The chickens have done things to the inside of a fertilizer-spreader that will give me nightmares for years to come |
I will now abandon the mouse metaphor, which is the problem with a good metaphor, once you grab hold of one, it's hard to let go.
In particular, I dread having to deal with the tool room this weekend. I pray that sweet Nancy, who reposts these for me on her Facebook page will not peruse this particular blog too carefully. Owing to a chicken-coop malfunction the other week, a predator got in and attacked one of our birds. I moved them into our tool room. I repaired the coop, but the attack victim is still recovering, and then came an unseasonable cold-snap so I have left the birds in situ.

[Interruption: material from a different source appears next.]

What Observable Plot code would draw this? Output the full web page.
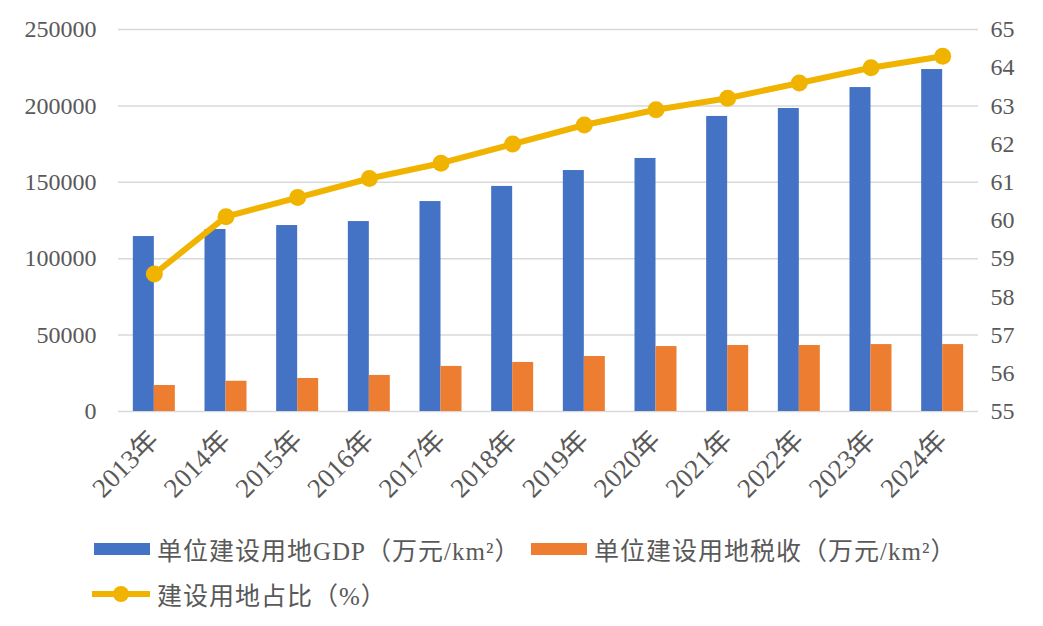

It has been over a week now. The chickens have made themselves quite at home. When you visualize "home" for a chicken, perhaps you think of fluffy clean straw, an egg picturesquely perched in a little hollow, like a pie set on a windowsill to cool. Some soft downy feathers, mayhap. A needlepoint reading, "The cluck stops here."
No.
This is not how chickens view home. I will not explain what home is like to a chicken. Suffice to say, it is a place of horror. The chickens have done things to the inside of a fertilizer-spreader that will no doubt give me nightmares for years to come.
Sunday, I will be working in the utility room with a scraper, bleach, and a hazmat suit.
And Nancy, if you do read this, I'm only kidding. The chickens have left the tool room immaculate.